De suerte que Hitchkock supo relatar, perfectamente, la patología muy aguda que
puede darse en una y otra profesión, como hizo en otras ocasiones. El tema de
la justicia, es un tema recurrente en la labor del genial director
cinematográfico. Es lógico, por demás. Según se ha dicho, una de las pocas
pasiones de los ingleses es la “pasión por la justicia”. En España nos parecen
flemáticos, pero tienen una pasión profunda y fría, manifestada por la
justicia, y que a veces, lamentablemente, les conduce incluso hasta el suicidio
y resulta necesario citar hechos recientes. Porque no sólo existe ardientes
pasiones, sino también las muy frías en sus exteriorizaciones, pero no por eso
dejan de ser mayúsculas pasiones.
Existen, de otra parte, formas muy concretas y ramplonas también, que deben
constituirse como límites de esa libertad, en el ejercicio de la abogacía y
repito, si es con toga y en un proceso. El
abogado sólo está obligado a prestar su asistencia y sus servicios jurídicos,
con el mayor celo y lealtad profesional y con los mejores conocimientos
científicos que le son exigibles, al margen claro es del férreo derecho-deben
jurídico a la total y absoluta confidencialidad, traducido en el inexorable
secreto profesional.
La infracción de éste último se constituye en un auténtico delito con el actual
Código penal también lo era con el anterior.
No le es exigible ni ética, ni
razonable, ni deontológicamente algo más, y mucho menos que tenga dotes de
adivino ni de pitoniso tarotista. Un abogado no puede asegurar el resultado de
su noble actuación profesional, en ningún sentido, pues esto sería introducirse
en terrenos muy conjeturales, cuando no proféticos y visionarios. En tantas y
cuantas ocasiones la intuición ha fallado; pues es miles. Garantizar el éxito
de algo está dentro de la infracción de las normas deontológicas relacionadas
con la desleal competencia profesional.
El letrado lo único que puede garantizar
es la presentación leal de un correcto y honesto ejercicio profesional, y en
modo alguno, como se habla y se oye, debe decirse, “yo le garantizo que esto
está ganado” o, como en visitas a la cárcel con clientes escucha uno,
constantemente que el abogado promete y le ofrece al interno, garantía y
certeza de que “antes de diez días yo le saco en libertad”. Esto último es
absolutamente inmoral y contrario a las más elementales normas de la lealtad
profesional y a la competencia legítima. La captación de asuntos profesionales
a través de esta metódica, es algo que en algunos países se persigue con la
severidad que sería exigible, sobre todo en aras el prestigio y buen nombre de
la abogacía. Resulta muy molesto, cuando no una auténtica indignidad, dialogar
con algunos clientes y que le digan “y que indemnización me garantiza Vd. que
me van a dar” y “cuando me garantiza Vd. que me sacará de la prisión”.

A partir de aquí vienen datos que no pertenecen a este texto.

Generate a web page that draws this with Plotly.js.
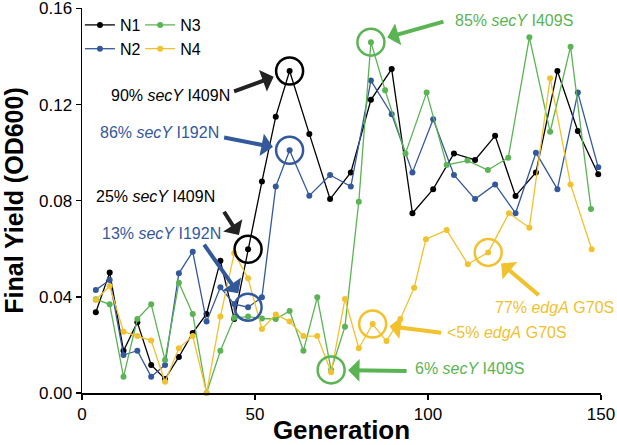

“Trabajaré y mucho para conseguir lo que Vd. quiere. Pero no soy ni vidente, ni
un sinvergüenza, ni menos un profeta milagrero”, y así suelo cortar secamente
los diálogos en ese terreno y dimensión tan despreciable, cuando no es
estólida, pues es conversación más propia de juramentos que de seres
racionales. Garantizar éxitos, resultados, compensaciones económicas en cifras,
etc., es algo envilecedor para quién no puede, ni debe, de acuerdo con el más
elemental sentido común, asegurar, en definitiva, decisiones de terceras
personas, como son los representantes del Ministerio fiscal, del Poder judicial
e, incluso, hasta de las partes procesales contrarias. Cosa distinta es
“aventurar” una opinión. Esto sí es normal y hasta exigible por parte del
justiciable. “Yo creo que tenemos posibilidades” o, por el contrario; tenemos
poco que hacer, y más ganaremos en una negociación”, sobre todo si es un tema
de orden civil. “Según mi criterio, se puede hacer un buen recurso de apelación
o, en su caso, de casación”, etc. Esto sí es honrado, y hasta entiendo se le
deba comunicar, sinceramente, al cliente. En suma, a éste sólo se le puede
garantizar que el Letrado va a estudiar a fondo y con toda dedicación, honradez
y lealtad su asunto, o lo que es lo mismo, los intereses que le han
encomendado. Garantizar, es colocarse en
el seno casi del delito de “estafa”, debido al claro engaño desplegado.
Algo más grave incluso que una infracción netamente deontológica. Y sabido es
que el Código penal se constituye, desde luego, en el límite objetivo más
acertado de la actuación de todo Letrado. Obliga a todos: Letrados,
Fiscales, Magistrados y clientes. Insisto: a todos, y esa es la grandeza del
Estado democrático de Derecho.
Manuel Cobo del Rosal, Catedrático de Derecho Penal y Abogado.